Health organizations not prepared to use e-health tools to combat epidemics

Despite a plethora of claims that IT tools like information exchanges and geographic information systems could help to combat health epidemics, research published this week out of Australia concludes that organizations worldwide would not be adequately prepared to use e-health systems in the event of a massive pandemic disease.

The study's authors, who published in the International Journal of Biomedical Engineering and Technology, said that despite the promise of such tools, organizational preparedness is essential, yet lacking. To that end, the adoption of those tools would be too disruptive to current protocols, they said.

According to an announcement, the researchers created a "multi-pronged approach" to help organizations examine their levels of readiness for technology deployment in such situations. The strategy, in theory, is set up to aid organizations in determining what the missing pieces are from their e-health systems.
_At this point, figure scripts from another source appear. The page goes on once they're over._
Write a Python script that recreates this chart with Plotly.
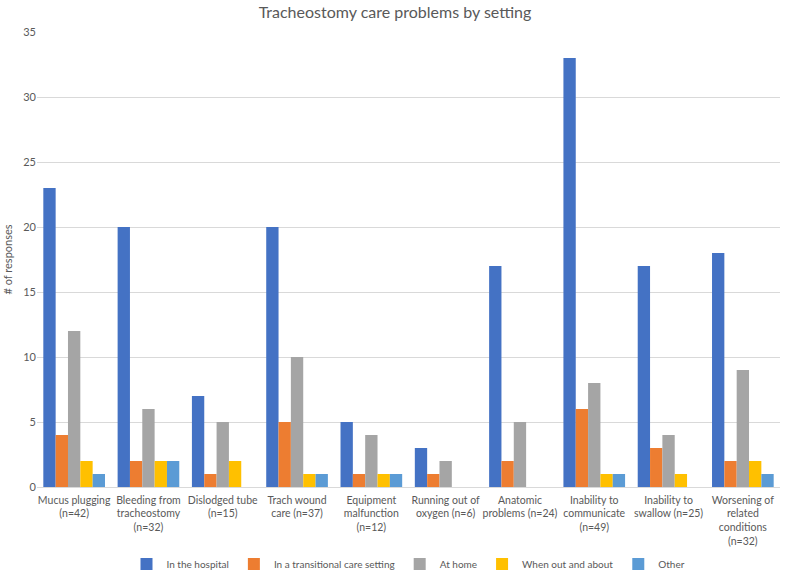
import plotly.graph_objects as go

categories = [
    "Mucus plugging<br>(n=42)",
    "Bleeding from<br>tracheostomy<br>(n=32)",
    "Dislodged tube<br>(n=15)",
    "Trach wound<br>care (n=37)",
    "Equipment<br>malfunction<br>(n=12)",
    "Running out of<br>oxygen (n=6)",
    "Anatomic<br>problems (n=24)",
    "Inability to<br>communicate<br>(n=49)",
    "Inability to<br>swallow (n=25)",
    "Worsening of<br>related<br>conditions<br>(n=32)",
]
in_hospital = [23, 20, 7, 20, 5, 3, 17, 33, 17, 18]
transitional = [4, 2, 1, 5, 1, 1, 2, 6, 3, 2]
at_home = [12, 6, 5, 10, 4, 2, 5, 8, 4, 9]
out_and_about = [2, 2, 2, 1, 1, 0, 0, 1, 1, 2]
other = [1, 2, 0, 1, 1, 0, 0, 1, 0, 1]

series = [
    ("In the hospital", in_hospital, "#4472C4"),
    ("In a transitional care setting", transitional, "#ED7D31"),
    ("At home", at_home, "#A5A5A5"),
    ("When out and about", out_and_about, "#FFC000"),
    ("Other", other, "#5B9BD5"),
]

fig = go.Figure()
for name, vals, color in series:
    fig.add_trace(go.Bar(x=categories, y=vals, name=name, marker_color=color,
                         marker_line_width=0))

font_family = "Lato, Open Sans, sans-serif"
fig.update_layout(
    width=790, height=571,
    barmode="group", bargap=0.17, bargroupgap=0,
    paper_bgcolor="white", plot_bgcolor="white",
    font=dict(family=font_family, size=10.5, color="#595959"),
    title=dict(text="Tracheostomy care problems by setting", x=0.5, xanchor="center",
               y=0.978, yanchor="middle", font=dict(size=16, color="#595959")),
    margin=dict(l=37, r=10, t=32, b=84, autoexpand=False),
    legend=dict(orientation="h", x=0.5, xanchor="center", y=-0.169, yanchor="middle",
                font=dict(size=10, color="#595959"), itemwidth=30, traceorder="normal"),
    xaxis=dict(showline=True, linecolor="#D9D9D9", linewidth=1, tickangle=0,
               tickfont=dict(size=10.5, color="#595959"), ticks="", automargin=False,
               ticklabelstandoff=3),
    yaxis=dict(range=[0, 35], dtick=5, showgrid=True, gridcolor="#D9D9D9",
               zeroline=False, showline=False, ticks="", automargin=False,
               tickfont=dict(size=11, color="#595959"),
               title=dict(text="# of responses", font=dict(size=11, color="#595959"), standoff=8)),
)

fig.write_html("out.html", config={"displayModeBar": False},
               post_script="document.body.style.margin='0';document.body.style.overflow='hidden';")
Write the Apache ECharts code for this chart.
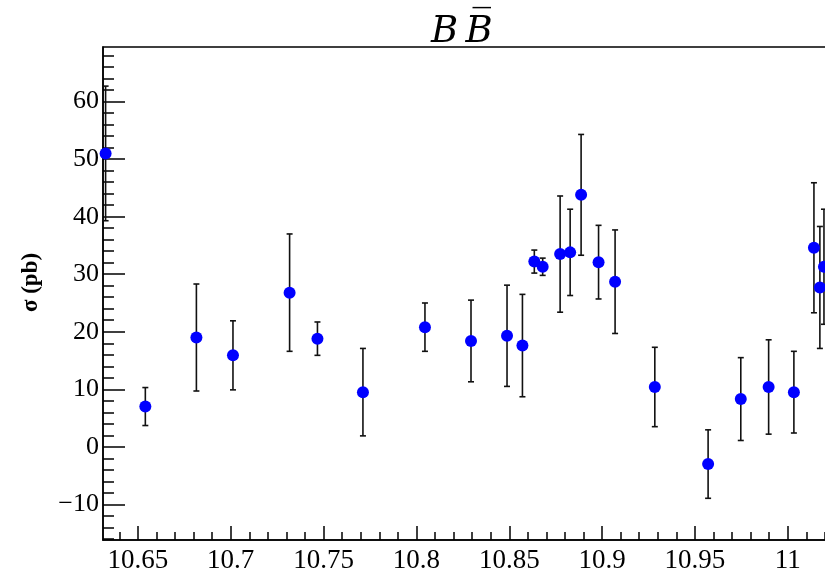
<!DOCTYPE html>
<html>
<head>
    <meta charset="utf-8">
    <title>B Bbar</title>
    <script src="https://cdn.jsdelivr.net/npm/echarts@6/dist/echarts.min.js"></script>
    <style type="text/css">
    html, body { margin: 0; padding: 0; background: #fff; }
    #main { width: 825px; height: 577px; }
    </style>
</head>
<body>
<div id="main"></div>
<script>
// sqrt(s) points (GeV) and cross section (pb) with errors
var energy   = [10.6326, 10.654, 10.6815, 10.7012, 10.7317, 10.7467, 10.7712, 10.8046, 10.8294, 10.8488,
                10.8571, 10.8635, 10.868, 10.8774, 10.8828, 10.8887, 10.8981, 10.9070, 10.9284, 10.9571,
                10.9747, 10.9897, 11.0033, 11.0141, 11.0173, 11.0195];
var sigma    = [51.0, 7.0, 19.0, 15.9, 26.8, 18.8, 9.5, 20.8, 18.4, 19.3,
                17.6, 32.2, 31.3, 33.5, 33.8, 43.8, 32.1, 28.7, 10.4, -3.0,
                8.3, 10.4, 9.5, 34.6, 27.7, 31.3];
var sigmaErr = [11.7, 3.3, 9.3, 6.0, 10.2, 2.9, 7.6, 4.2, 7.1, 8.8,
                8.9, 2.0, 1.5, 10.1, 7.5, 10.5, 6.4, 9.0, 6.9, 5.95,
                7.2, 8.2, 7.1, 11.3, 10.6, 10.0];

var xMajor = [10.65, 10.7, 10.75, 10.8, 10.85, 10.9, 10.95, 11];
var yMajor = [-10, 0, 10, 20, 30, 40, 50, 60];

var X_MIN = 10.6312, X_MAX = 11.0416;
var Y_MIN = -16.2, Y_MAX = 69.5;

// minor tick positions (every 0.01 on x, every 2 on y)
var xMinor = [];
for (var i = 1064; i <= 1104; i++) { xMinor.push(i / 100); }
var yMinor = [];
for (var j = -16; j <= 68; j += 2) { yMinor.push(j); }

var pts = [], bars = [];
for (var k = 0; k < energy.length; k++) {
    pts.push([energy[k], sigma[k]]);
    bars.push([energy[k], sigma[k] - sigmaErr[k], sigma[k] + sigmaErr[k]]);
}

var serif = '"Liberation Serif", "DejaVu Serif", serif';

var chart = echarts.init(document.getElementById('main'));
var option = {
    backgroundColor: '#fff',
    animation: false,
    title: {
        text: 'B\u2009B\u0305',
        left: 426,
        top: 9,
        textStyle: {
            fontFamily: '"DejaVu Serif", serif',
            fontStyle: 'italic',
            fontWeight: 'normal',
            fontSize: 37,
            color: '#000'
        }
    },
    grid: {
        left: 103,
        top: 47,
        width: 762,
        bottom: 37,
        outerBoundsMode: 'none',
        show: true,
        borderColor: '#000',
        borderWidth: 1.5,
        backgroundColor: 'transparent'
    },
    xAxis: [{
        type: 'value',
        min: X_MIN,
        max: X_MAX,
        position: 'bottom',
        splitLine: { show: false },
        axisLine: { show: true, onZero: false, lineStyle: { color: '#000', width: 1.5 } },
        axisTick: { show: true, inside: true, length: 14, customValues: xMajor, lineStyle: { color: '#000', width: 1.5 } },
        axisLabel: {
            customValues: xMajor,
            margin: 7,
            color: '#000',
            fontFamily: serif,
            fontSize: 27,
            formatter: function (v) { return String(+v.toFixed(2)); }
        }
    }, {
        type: 'value',
        min: X_MIN,
        max: X_MAX,
        position: 'bottom',
        splitLine: { show: false },
        axisLine: { show: false, onZero: false },
        axisTick: { show: true, inside: true, length: 8, customValues: xMinor, lineStyle: { color: '#000', width: 1.5 } },
        axisLabel: { show: false }
    }],
    yAxis: [{
        type: 'value',
        min: Y_MIN,
        max: Y_MAX,
        position: 'left',
        name: 'σ (pb)',
        nameLocation: 'middle',
        nameGap: 60,
        nameTextStyle: {
            fontFamily: serif,
            fontWeight: 'bold',
            fontSize: 23,
            color: '#000',
            padding: [0, 0, 0, 22]
        },
        splitLine: { show: false },
        axisLine: { show: true, onZero: false, lineStyle: { color: '#000', width: 1.5 } },
        axisTick: { show: true, inside: true, length: 22, customValues: yMajor, lineStyle: { color: '#000', width: 1.5 } },
        axisLabel: {
            customValues: yMajor,
            margin: 4,
            color: '#000',
            fontFamily: serif,
            fontSize: 26,
            formatter: function (v) { return v < 0 ? '\u2212' + Math.abs(v) : String(v); }
        }
    }, {
        type: 'value',
        min: Y_MIN,
        max: Y_MAX,
        position: 'left',
        splitLine: { show: false },
        axisLine: { show: false, onZero: false },
        axisTick: { show: true, inside: true, length: 11, customValues: yMinor, lineStyle: { color: '#000', width: 1.5 } },
        axisLabel: { show: false }
    }],
    series: [{
        name: 'err',
        type: 'custom',
        xAxisIndex: 0,
        yAxisIndex: 0,
        z: 2,
        clip: false,
        data: bars,
        renderItem: function (params, api) {
            var lo = api.coord([api.value(0), api.value(1)]);
            var hi = api.coord([api.value(0), api.value(2)]);
            var w = 3;
            var st = { stroke: '#111', lineWidth: 1.6 };
            return {
                type: 'group',
                children: [
                    { type: 'line', shape: { x1: lo[0], y1: lo[1], x2: hi[0], y2: hi[1] }, style: st },
                    { type: 'line', shape: { x1: lo[0] - w, y1: lo[1], x2: lo[0] + w, y2: lo[1] }, style: st },
                    { type: 'line', shape: { x1: hi[0] - w, y1: hi[1], x2: hi[0] + w, y2: hi[1] }, style: st }
                ]
            };
        }
    }, {
        name: 'BBbar',
        type: 'scatter',
        xAxisIndex: 0,
        yAxisIndex: 0,
        z: 3,
        symbol: 'circle',
        symbolSize: 12,
        itemStyle: { color: '#0000ff', opacity: 1 },
        data: pts
    }]
};
chart.setOption(option);
</script>
</body>
</html>
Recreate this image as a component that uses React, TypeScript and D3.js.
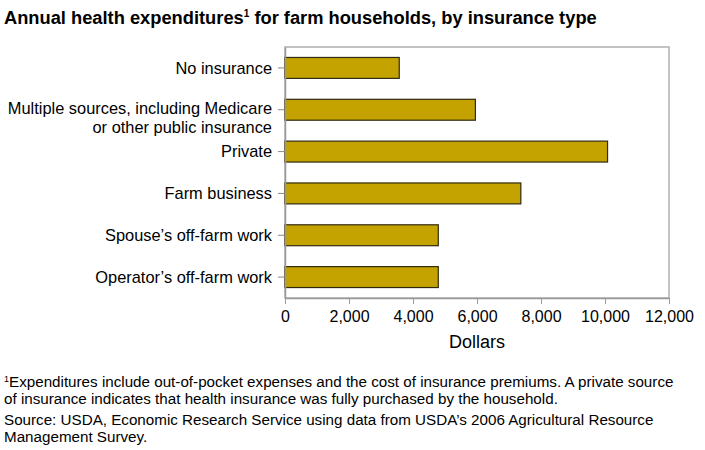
import React, { useEffect, useRef } from 'react';
import * as d3 from 'd3';

const categories = [
  'No insurance',
  'Multiple sources, including Medicare|or other public insurance',
  'Private',
  'Farm business',
  'Spouse’s off-farm work',
  'Operator’s off-farm work',
];
const values = [3570, 5950, 10080, 7370, 4790, 4790];
const xTicks = [0, 2000, 4000, 6000, 8000, 10000, 12000];
const footnoteLines = [
  'Expenditures include out-of-pocket expenses and the cost of insurance premiums. A private source',
  'of insurance indicates that health insurance was fully purchased by the household.',
];
const sourceLines = [
  'Source: USDA, Economic Research Service using data from USDA’s 2006 Agricultural Resource',
  'Management Survey.',
];

const W = 705;
const H = 450;
const FONT = '"Liberation Sans", Arial, Helvetica, sans-serif';
const BAR_COLOR = '#c4a300';

export default function App() {
  const svgRef = useRef<SVGSVGElement>(null);

  useEffect(() => {
    if (!svgRef.current) return;
    const svg = d3.select(svgRef.current);
    svg.selectAll('*').remove();

    const margin = { top: 47, right: 36, bottom: 152, left: 285 };
    const innerW = W - margin.left - margin.right;
    const innerH = H - margin.top - margin.bottom;

    // Title
    const title = svg.append('text')
      .attr('x', 4)
      .attr('y', 24)
      .attr('font-family', FONT)
      .attr('font-size', 18.3)
      .attr('font-weight', 'bold')
      .attr('fill', '#000');
    title.append('tspan').text('Annual health expenditures');
    title.append('tspan').attr('font-size', 10).attr('dy', -7).text('1');
    title.append('tspan').attr('dy', 7).text(' for farm households, by insurance type');

    const g = svg.append('g')
      .attr('transform', `translate(${margin.left}, ${margin.top})`);

    const x = d3.scaleLinear().domain([0, 12000]).range([0, innerW]);
    const y = d3.scaleBand<string>()
      .domain(categories)
      .range([0, innerH])
      .paddingInner(0.5)
      .paddingOuter(0.25);

    // Plot frame
    g.append('rect')
      .attr('x', 0)
      .attr('y', 0)
      .attr('width', innerW)
      .attr('height', innerH)
      .attr('fill', 'none')
      .attr('stroke', '#b0b0b0')
      .attr('stroke-width', 1.5);

    // Bars
    g.selectAll('.bar')
      .data(categories)
      .enter()
      .append('rect')
      .attr('class', 'bar')
      .attr('x', x(0))
      .attr('y', d => y(d)!)
      .attr('width', (d, i) => x(values[i]) - x(0))
      .attr('height', y.bandwidth())
      .attr('fill', BAR_COLOR)
      .attr('stroke', '#2f2a10')
      .attr('stroke-width', 1.2);

    // Y axis
    const yAxis = g.append('g').call(d3.axisLeft(y).tickSize(7).tickSizeOuter(0).tickFormat(() => ''));
    yAxis.select('.domain').attr('stroke', '#999').attr('stroke-width', 1.5);
    yAxis.selectAll('.tick line').attr('stroke', '#888');

    categories.forEach(c => {
      const lines = c.split('|');
      const t = g.append('text')
        .attr('x', -13)
        .attr('y', y(c)! + y.bandwidth() / 2)
        .attr('text-anchor', 'end')
        .attr('font-family', FONT)
        .attr('font-size', 16.4)
        .attr('fill', '#000');
      lines.forEach((l, i) => {
        t.append('tspan')
          .attr('x', -13)
          .attr('dy', i === 0 ? (lines.length > 1 ? '0.25em' : '0.35em') : 19)
          .text(l);
      });
    });

    // X axis
    const xAxis = g.append('g')
      .attr('transform', `translate(0, ${innerH})`)
      .call(d3.axisBottom(x).tickValues(xTicks).tickSize(6).tickSizeOuter(0).tickFormat(d => d3.format(',')(d as number)));
    xAxis.select('.domain').attr('stroke', '#999').attr('stroke-width', 1.5);
    xAxis.selectAll('.tick line').attr('stroke', '#999');
    xAxis.selectAll('.tick text')
      .attr('font-family', FONT)
      .attr('font-size', 16)
      .attr('fill', '#000')
      .attr('dy', '0.95em');

    g.append('text')
      .attr('x', innerW / 2)
      .attr('y', innerH + 50)
      .attr('text-anchor', 'middle')
      .attr('font-family', FONT)
      .attr('font-size', 18)
      .attr('fill', '#000')
      .text('Dollars');

    // Footnotes
    const note = svg.append('g').attr('font-family', FONT).attr('font-size', 15.2).attr('fill', '#000');
    footnoteLines.forEach((l, i) => {
      const t = note.append('text').attr('x', 4).attr('y', 387 + i * 17);
      if (i === 0) {
        t.append('tspan').attr('font-size', 9).attr('dy', -5).text('1');
        t.append('tspan').attr('dy', 5).text(l);
      } else {
        t.text(l);
      }
    });
    sourceLines.forEach((l, i) => {
      note.append('text').attr('x', 4).attr('y', 425 + i * 17).text(l);
    });
  }, []);

  return (
    <div style={{ position: 'absolute', left: 0, top: 0 }}>
      <svg ref={svgRef} width={W} height={H} style={{ display: 'block', background: '#fff' }} />
    </div>
  );
}
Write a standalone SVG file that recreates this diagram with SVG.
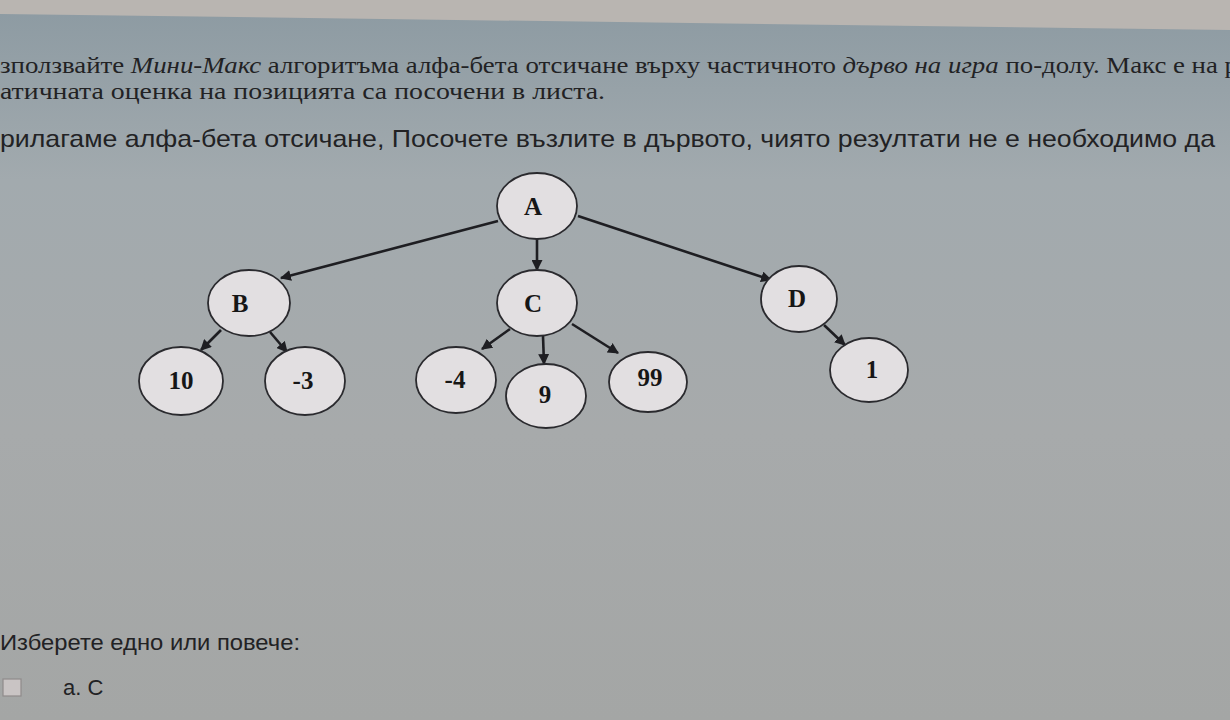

Social media sites like Twitter, as well as Google's Flu Trends website, have been touted as tools that can help researchers and providers predict spreading pandemics both for research and treatment purposes. For instance, researchers from Johns Hopkins University earlier this year developed a new Twitter screening method for delivering real-time data on flu cases that determined which publicly available tweets are linked to actual infections. The researchers said that their methods, based on an analysis of 5,000 public tweets per minute, closely aligned with government disease data.

Meanwhile, Google Flu Trends was thought to be a good "baseline indicator" of epidemic trends at the beginning of last flu season, but could not replace traditional methods, despite its quick feedback system, according to research published in February in the journal Nature.

"It is hard to think today that one can provide disease surveillance without existing systems," Alain-Jacques Valleron, an epidemiologist at the Pierre and Marie Curie University in Paris, told Nature. "The new systems depend too much on old existing ones to be able to live without them."